Скриншот видео Kremlin.ru
Владимир Путин, вступая в должность президента РФ, заявил, что государственная и общественно-политическая система страны «должна быть прочной и абсолютно устойчивой к любым вызовам и угрозам, обеспечивать поступательность и стабильность развития, единство и независимость страны». Глава государства сослался на уроки истории, напомнил о «трагической цене внутренних смут и потрясений». При этом стабильность, добавил Путин, «не означает косность», а государственная, общественная система «должна быть гибкой, создавать условия для обновления и движения вперед».
Отсылка к истории здесь существенна. Многое говорит о том, что президент РФ рассматривает свою государственную деятельность именно в историческом контексте, а это время достаточно большой длительности. Казалось бы, никаких смут и внутренних потрясений в России давно не было. Но если мыслить длительными отрезками, то все уроки, конечно, можно считать недавними и точно актуальными. Речь прежде всего идет об опыте политической неопределенности, безвластия. Или опыте потери власти ответственной элитой, которой доверили управление страной.
Действующий президент, очевидно, не хочет повторения, воспроизводства этого опыта. Для него ближайшие шесть лет – важный отрезок. Это время, когда нужно каким-то образом определиться с механизмом преемственности (а не просто с фигурой преемника). В последние 25 лет такого механизма по большому счету не было. Преемственность сводилась к тому, что Владимир Путин лично оставался у власти и обеспечивал устойчивость системы. В 2008–2012 годах он был премьер-министром, но все равно оставался самым влиятельным политиком. Его возвращение в президентское кресло как раз подчеркивало, что система сама по себе не обеспечивает нужную политическую стабильность. С тех пор прошло 12 лет.

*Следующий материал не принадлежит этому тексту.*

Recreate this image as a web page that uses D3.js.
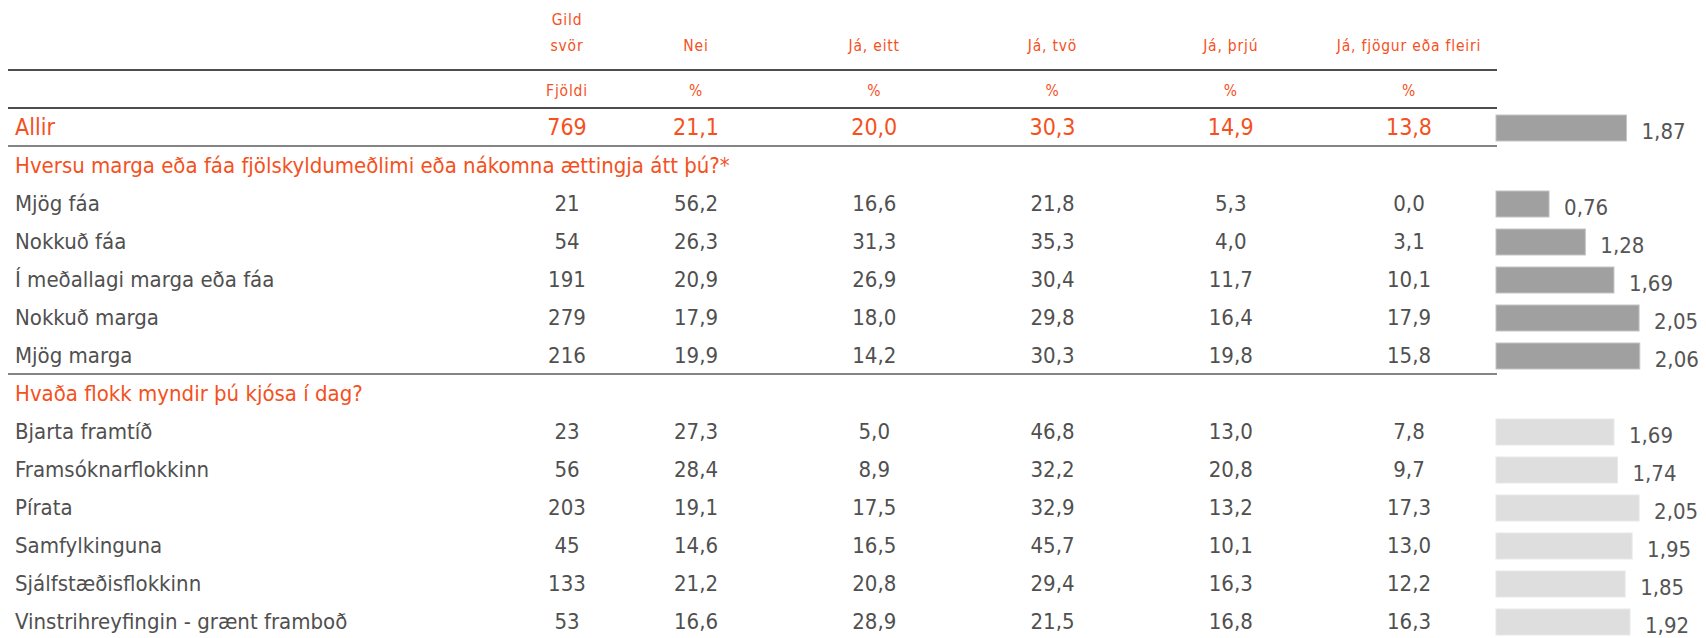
<!DOCTYPE html>
<html>
<meta charset="utf-8">
<head>
  <script src="https://cdnjs.cloudflare.com/ajax/libs/d3/7.8.5/d3.min.js"></script>
  <style>
    body { margin: 0; background: #fff; }
    text { font-family: "Liberation Sans Narrow", "DejaVu Sans Condensed", sans-serif; }
  </style>
</head>
<body>
<script>
  // table data
  const columns = ["Nei", "Já, eitt", "Já, tvö", "Já, þrjú", "Já, fjögur eða fleiri"];
  const sections = ["Hversu marga eða fáa fjölskyldumeðlimi eða nákomna ættingja átt þú?*", "Hvaða flokk myndir þú kjósa í dag?"];
  const groups = ["Mjög fáa", "Nokkuð fáa", "Í meðallagi marga eða fáa", "Nokkuð marga", "Mjög marga"];
  const parties = ["Bjarta framtíð", "Framsóknarflokkinn", "Pírata", "Samfylkinguna", "Sjálfstæðisflokkinn", "Vinstrihreyfingin - grænt framboð"];

  const totalN = 769;
  const totalPct = [21.1, 20.0, 30.3, 14.9, 13.8];
  const totalMean = 1.87;

  const groupN = [21, 54, 191, 279, 216];
  const groupPct = [
    [56.2, 16.6, 21.8, 5.3, 0.0],
    [26.3, 31.3, 35.3, 4.0, 3.1],
    [20.9, 26.9, 30.4, 11.7, 10.1],
    [17.9, 18.0, 29.8, 16.4, 17.9],
    [19.9, 14.2, 30.3, 19.8, 15.8]
  ];
  const groupMean = [0.76, 1.28, 1.69, 2.05, 2.06];

  const partyN = [23, 56, 203, 45, 133, 53];
  const partyPct = [
    [27.3, 5.0, 46.8, 13.0, 7.8],
    [28.4, 8.9, 32.2, 20.8, 9.7],
    [19.1, 17.5, 32.9, 13.2, 17.3],
    [14.6, 16.5, 45.7, 10.1, 13.0],
    [21.2, 20.8, 29.4, 16.3, 12.2],
    [16.6, 28.9, 21.5, 16.8, 16.3]
  ];
  const partyMean = [1.69, 1.74, 2.05, 1.95, 1.85, 1.92];

  const width = 1706, height = 638;
  const orange = "#f4511e", grey = "#505050";
  const fmt = v => d3.format(".1f")(v).replace(".", ",");
  const fmt2 = v => d3.format(".2f")(v).replace(".", ",");

  // build rows
  const rows = [];
  rows.push({key: "Allir", label: "Allir", n: totalN, pct: totalPct, mean: totalMean, type: "total"});
  rows.push({key: "s0", label: sections[0], type: "section"});
  groups.forEach((g, i) => rows.push({key: "g" + i, label: g, n: groupN[i], pct: groupPct[i], mean: groupMean[i], type: "group"}));
  rows.push({key: "s1", label: sections[1], type: "section"});
  parties.forEach((p, i) => rows.push({key: "p" + i, label: p, n: partyN[i], pct: partyPct[i], mean: partyMean[i], type: "party"}));

  const svg = d3.select("body").append("svg")
    .attr("width", width)
    .attr("height", height);

  const y = d3.scaleBand()
    .domain(rows.map(d => d.key))
    .range([108, 108 + rows.length * 38]);

  const xCol = d3.scalePoint()
    .domain(columns)
    .range([696, 1409]);
  const xN = 567;

  const barX0 = 1496;
  const xBar = d3.scaleLinear()
    .domain([0, 1])
    .range([0, 69.8]);

  // header
  const head = svg.append("g").attr("fill", orange).attr("font-size", 15.5)
    .attr("text-anchor", "middle").attr("letter-spacing", 0.8);
  head.append("text").attr("x", xN).attr("y", 25).text("Gild");
  head.append("text").attr("x", xN).attr("y", 51).text("svör");
  head.append("text").attr("x", xN).attr("y", 96).text("Fjöldi");
  head.selectAll(".col").data(columns).join("text")
    .attr("x", d => xCol(d)).attr("y", 51).text(d => d);
  head.selectAll(".pct").data(columns).join("text")
    .attr("x", d => xCol(d)).attr("y", 96).text("%");

  // rules
  svg.append("line").attr("x1", 8).attr("x2", 1497).attr("y1", 70).attr("y2", 70)
    .attr("stroke", "#4d4d4d").attr("stroke-width", 2);
  svg.append("line").attr("x1", 8).attr("x2", 1497).attr("y1", 108).attr("y2", 108)
    .attr("stroke", "#4d4d4d").attr("stroke-width", 2);
  ["s0", "s1"].forEach(k => {
    svg.append("line").attr("x1", 8).attr("x2", 1497)
      .attr("y1", y(k)).attr("y2", y(k))
      .attr("stroke", "#858585").attr("stroke-width", 2);
  });

  // rows
  const row = svg.selectAll(".row").data(rows).join("g")
    .attr("class", "row")
    .attr("transform", d => `translate(0,${y(d.key) + y.bandwidth() / 2})`);

  row.append("text")
    .attr("x", 15).attr("dy", "0.36em")
    .attr("font-size", d => d.type === "total" ? 23 : 22)
    .attr("fill", d => d.type === "total" || d.type === "section" ? orange : grey)
    .text(d => d.label);

  const dataRows = row.filter(d => d.type !== "section");

  dataRows.append("text")
    .attr("x", xN).attr("dy", "0.36em").attr("text-anchor", "middle")
    .attr("font-size", d => d.type === "total" ? 23 : 22)
    .attr("fill", d => d.type === "total" ? orange : grey)
    .text(d => d.n);

  dataRows.selectAll(".v").data(d => d.pct.map((v, i) => ({v, col: columns[i], total: d.type === "total"})))
    .join("text")
    .attr("x", d => xCol(d.col)).attr("dy", "0.36em").attr("text-anchor", "middle")
    .attr("font-size", d => d.total ? 23 : 22)
    .attr("fill", d => d.total ? orange : grey)
    .text(d => fmt(d.v));

  // mean bars
  const barH = 26;
  dataRows.append("rect")
    .attr("x", barX0)
    .attr("y", -barH / 2 + 1)
    .attr("width", d => xBar(d.mean))
    .attr("height", barH)
    .attr("fill", d => d.type === "party" ? "#dedede" : "#a0a0a0")
    .attr("stroke", d => d.type === "party" ? "#e8e8e8" : "#c4c4c4")
    .attr("stroke-width", 1);

  dataRows.append("text")
    .attr("x", d => barX0 + xBar(d.mean) + 15)
    .attr("y", barH / 2 - 1)
    .attr("font-size", 22)
    .attr("fill", "#555")
    .text(d => fmt2(d.mean));
</script>
</body>
</html>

У попыток радикальной смены власти, курса, правящей элиты, то есть тех самых смут и потрясений, бывают разные причины. Одна из возможных – необратимое сращивание элиты, то есть конкретных людей, с системными институтами, контроль над процедурами и инструментами управления общественным мнением. Это предельное сужение государственно-политического поля. У тех, кто остается за его пределами, сохраняются амбиции бороться за власть. И формально у них есть такое право. Но реальной возможности не остается – без изменений самой системы.
Устойчивость таких систем может обеспечиваться через условную либерализацию – расширение самого поля, максимальный допуск граждан в политический процесс. В этом кажущемся хаосе порядок обеспечивает доверие к институтам, не контролируемым конкретными элитами и группами интересов. Представители российской власти могут на это сказать, что и такой опыт в РФ уже был, что при этом возникает угроза суверенитету страны, вмешательство иностранцев в нашу политическую жизнь становится осязаемым и эффективным. То есть независимые институты в таких условиях могут защищать демократию и плюрализм, но не гарантируют устойчивость наших ценностей (а на них власть сейчас делает упор – и получает поддержку электората).
Другой способ обеспечить устойчивость системы – зачистка политического поля (она, по сути, случилась), допуск в него на основании некого ценностного консенсуса, а затем допустимое внутреннее разделение по взглядам и интересам. Такие попытки предпринимались. Силы и ресурсы при этом уходят на маргинализацию тех, кто оказался вне круга, или, напротив, их интеграцию. Внутренние противоречия все равно требуют сильного арбитра, то есть система не функционирует без главного лица. И, главное, страх раскола, а следовательно, внешнего вмешательства, попытки сыграть на противоречиях, сохраняется.